Records with drawing code:
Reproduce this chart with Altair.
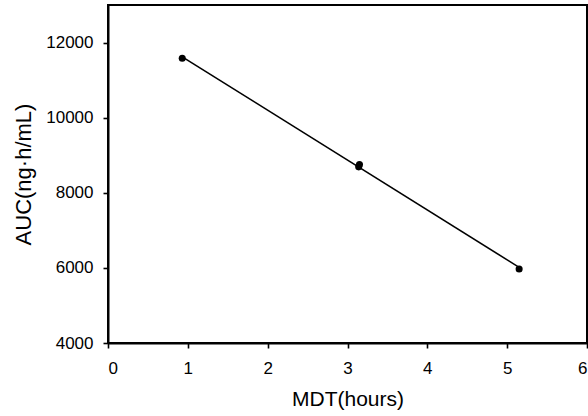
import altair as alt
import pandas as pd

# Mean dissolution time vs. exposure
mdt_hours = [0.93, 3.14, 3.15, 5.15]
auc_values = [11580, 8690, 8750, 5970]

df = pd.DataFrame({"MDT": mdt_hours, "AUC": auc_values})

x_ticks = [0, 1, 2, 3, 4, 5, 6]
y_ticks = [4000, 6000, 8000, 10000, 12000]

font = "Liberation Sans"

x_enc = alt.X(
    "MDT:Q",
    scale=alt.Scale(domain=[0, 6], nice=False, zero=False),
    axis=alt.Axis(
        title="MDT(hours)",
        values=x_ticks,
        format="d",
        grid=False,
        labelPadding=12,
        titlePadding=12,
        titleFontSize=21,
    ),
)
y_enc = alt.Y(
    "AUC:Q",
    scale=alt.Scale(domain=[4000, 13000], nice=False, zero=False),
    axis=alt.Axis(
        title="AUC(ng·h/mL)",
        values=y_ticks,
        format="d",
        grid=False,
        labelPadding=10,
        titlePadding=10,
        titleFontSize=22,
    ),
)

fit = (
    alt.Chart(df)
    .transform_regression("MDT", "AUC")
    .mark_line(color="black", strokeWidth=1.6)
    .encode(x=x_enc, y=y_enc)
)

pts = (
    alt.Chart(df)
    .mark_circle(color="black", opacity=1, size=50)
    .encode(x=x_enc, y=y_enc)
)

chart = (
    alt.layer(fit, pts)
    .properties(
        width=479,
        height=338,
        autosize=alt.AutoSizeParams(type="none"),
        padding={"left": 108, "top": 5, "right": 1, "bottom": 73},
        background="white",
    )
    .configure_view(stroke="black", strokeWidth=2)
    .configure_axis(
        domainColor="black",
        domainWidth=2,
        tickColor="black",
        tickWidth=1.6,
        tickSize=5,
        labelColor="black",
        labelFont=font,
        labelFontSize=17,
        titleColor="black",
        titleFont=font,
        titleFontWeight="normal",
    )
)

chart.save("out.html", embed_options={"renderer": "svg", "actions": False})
---
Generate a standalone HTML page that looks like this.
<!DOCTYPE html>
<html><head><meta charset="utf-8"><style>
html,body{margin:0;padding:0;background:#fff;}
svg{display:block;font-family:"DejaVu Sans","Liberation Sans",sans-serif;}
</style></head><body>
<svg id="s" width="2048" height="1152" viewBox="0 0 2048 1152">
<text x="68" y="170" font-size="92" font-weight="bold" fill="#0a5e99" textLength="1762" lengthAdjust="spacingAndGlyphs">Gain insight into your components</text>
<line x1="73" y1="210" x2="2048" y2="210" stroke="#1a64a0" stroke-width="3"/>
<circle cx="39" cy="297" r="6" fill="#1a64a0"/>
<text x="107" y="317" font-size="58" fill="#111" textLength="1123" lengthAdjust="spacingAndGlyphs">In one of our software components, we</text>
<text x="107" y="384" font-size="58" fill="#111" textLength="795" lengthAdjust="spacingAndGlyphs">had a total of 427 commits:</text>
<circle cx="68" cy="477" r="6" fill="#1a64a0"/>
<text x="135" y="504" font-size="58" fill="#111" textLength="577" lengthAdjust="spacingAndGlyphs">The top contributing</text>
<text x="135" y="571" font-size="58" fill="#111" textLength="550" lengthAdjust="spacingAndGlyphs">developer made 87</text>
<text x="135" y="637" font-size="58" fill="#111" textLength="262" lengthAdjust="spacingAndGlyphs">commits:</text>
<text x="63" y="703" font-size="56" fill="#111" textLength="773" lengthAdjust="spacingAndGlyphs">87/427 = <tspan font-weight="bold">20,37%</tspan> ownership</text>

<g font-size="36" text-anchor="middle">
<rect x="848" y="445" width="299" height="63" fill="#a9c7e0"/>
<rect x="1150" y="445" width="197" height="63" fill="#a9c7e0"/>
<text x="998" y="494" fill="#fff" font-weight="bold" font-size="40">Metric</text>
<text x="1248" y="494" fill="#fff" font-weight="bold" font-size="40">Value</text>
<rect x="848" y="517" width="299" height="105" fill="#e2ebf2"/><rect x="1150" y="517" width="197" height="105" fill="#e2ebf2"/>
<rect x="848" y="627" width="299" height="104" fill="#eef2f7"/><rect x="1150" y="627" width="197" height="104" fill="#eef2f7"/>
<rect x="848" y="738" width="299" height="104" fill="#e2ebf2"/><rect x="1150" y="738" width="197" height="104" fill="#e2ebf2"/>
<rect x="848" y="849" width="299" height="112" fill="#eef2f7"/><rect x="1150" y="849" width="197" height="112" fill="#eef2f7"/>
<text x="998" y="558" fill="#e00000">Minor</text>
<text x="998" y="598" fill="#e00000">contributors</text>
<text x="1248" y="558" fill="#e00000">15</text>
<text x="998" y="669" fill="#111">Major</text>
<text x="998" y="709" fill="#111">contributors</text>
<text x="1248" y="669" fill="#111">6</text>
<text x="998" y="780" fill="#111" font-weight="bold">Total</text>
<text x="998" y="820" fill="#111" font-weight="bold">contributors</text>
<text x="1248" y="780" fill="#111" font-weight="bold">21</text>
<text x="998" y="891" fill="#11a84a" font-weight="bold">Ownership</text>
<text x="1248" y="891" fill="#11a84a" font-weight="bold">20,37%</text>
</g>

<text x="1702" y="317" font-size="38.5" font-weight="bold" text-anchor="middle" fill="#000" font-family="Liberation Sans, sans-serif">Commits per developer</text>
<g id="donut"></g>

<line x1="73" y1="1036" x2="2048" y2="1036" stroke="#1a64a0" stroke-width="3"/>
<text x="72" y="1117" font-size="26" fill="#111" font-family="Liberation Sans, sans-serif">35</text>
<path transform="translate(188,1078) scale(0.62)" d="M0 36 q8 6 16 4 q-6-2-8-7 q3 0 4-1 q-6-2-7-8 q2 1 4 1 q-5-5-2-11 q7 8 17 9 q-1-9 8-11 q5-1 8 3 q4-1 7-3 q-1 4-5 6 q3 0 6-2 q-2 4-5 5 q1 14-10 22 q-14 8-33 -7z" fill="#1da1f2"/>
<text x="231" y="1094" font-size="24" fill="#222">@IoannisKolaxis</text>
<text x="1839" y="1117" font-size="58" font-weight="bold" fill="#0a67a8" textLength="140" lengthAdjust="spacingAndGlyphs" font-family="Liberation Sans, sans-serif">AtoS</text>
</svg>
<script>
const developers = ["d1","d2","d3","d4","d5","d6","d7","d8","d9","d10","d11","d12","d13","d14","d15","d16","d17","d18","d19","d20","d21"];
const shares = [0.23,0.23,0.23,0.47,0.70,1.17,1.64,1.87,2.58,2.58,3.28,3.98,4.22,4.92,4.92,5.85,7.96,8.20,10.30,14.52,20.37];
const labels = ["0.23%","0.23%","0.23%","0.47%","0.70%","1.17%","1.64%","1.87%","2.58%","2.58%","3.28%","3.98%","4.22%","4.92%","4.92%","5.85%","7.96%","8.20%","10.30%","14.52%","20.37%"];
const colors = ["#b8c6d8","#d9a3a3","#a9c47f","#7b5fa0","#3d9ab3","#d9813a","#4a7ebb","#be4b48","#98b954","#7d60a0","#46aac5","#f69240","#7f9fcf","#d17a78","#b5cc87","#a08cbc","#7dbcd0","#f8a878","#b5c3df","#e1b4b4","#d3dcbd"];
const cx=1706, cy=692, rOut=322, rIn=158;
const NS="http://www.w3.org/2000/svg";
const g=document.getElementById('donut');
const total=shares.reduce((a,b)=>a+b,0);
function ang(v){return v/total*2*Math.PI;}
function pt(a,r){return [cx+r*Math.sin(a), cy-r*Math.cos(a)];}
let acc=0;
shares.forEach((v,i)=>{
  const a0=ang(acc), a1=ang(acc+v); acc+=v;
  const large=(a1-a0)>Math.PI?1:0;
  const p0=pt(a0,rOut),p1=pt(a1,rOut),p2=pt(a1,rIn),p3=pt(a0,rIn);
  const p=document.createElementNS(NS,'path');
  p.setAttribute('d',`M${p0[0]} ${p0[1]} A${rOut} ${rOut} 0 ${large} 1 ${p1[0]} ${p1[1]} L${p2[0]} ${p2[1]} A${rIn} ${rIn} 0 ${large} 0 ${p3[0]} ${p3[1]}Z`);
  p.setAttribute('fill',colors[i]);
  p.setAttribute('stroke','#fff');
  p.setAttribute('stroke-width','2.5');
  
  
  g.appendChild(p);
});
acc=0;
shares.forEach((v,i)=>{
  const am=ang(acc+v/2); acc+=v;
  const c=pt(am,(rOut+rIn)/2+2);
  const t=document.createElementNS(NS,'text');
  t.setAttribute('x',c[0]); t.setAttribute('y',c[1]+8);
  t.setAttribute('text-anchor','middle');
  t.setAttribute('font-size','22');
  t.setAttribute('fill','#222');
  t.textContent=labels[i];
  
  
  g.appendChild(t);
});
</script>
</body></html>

SET TASK
Scan the listing above. Collect all lines with the word "this".

TASK RESULT
Reproduce this chart with Altair.
Generate a standalone HTML page that looks like this.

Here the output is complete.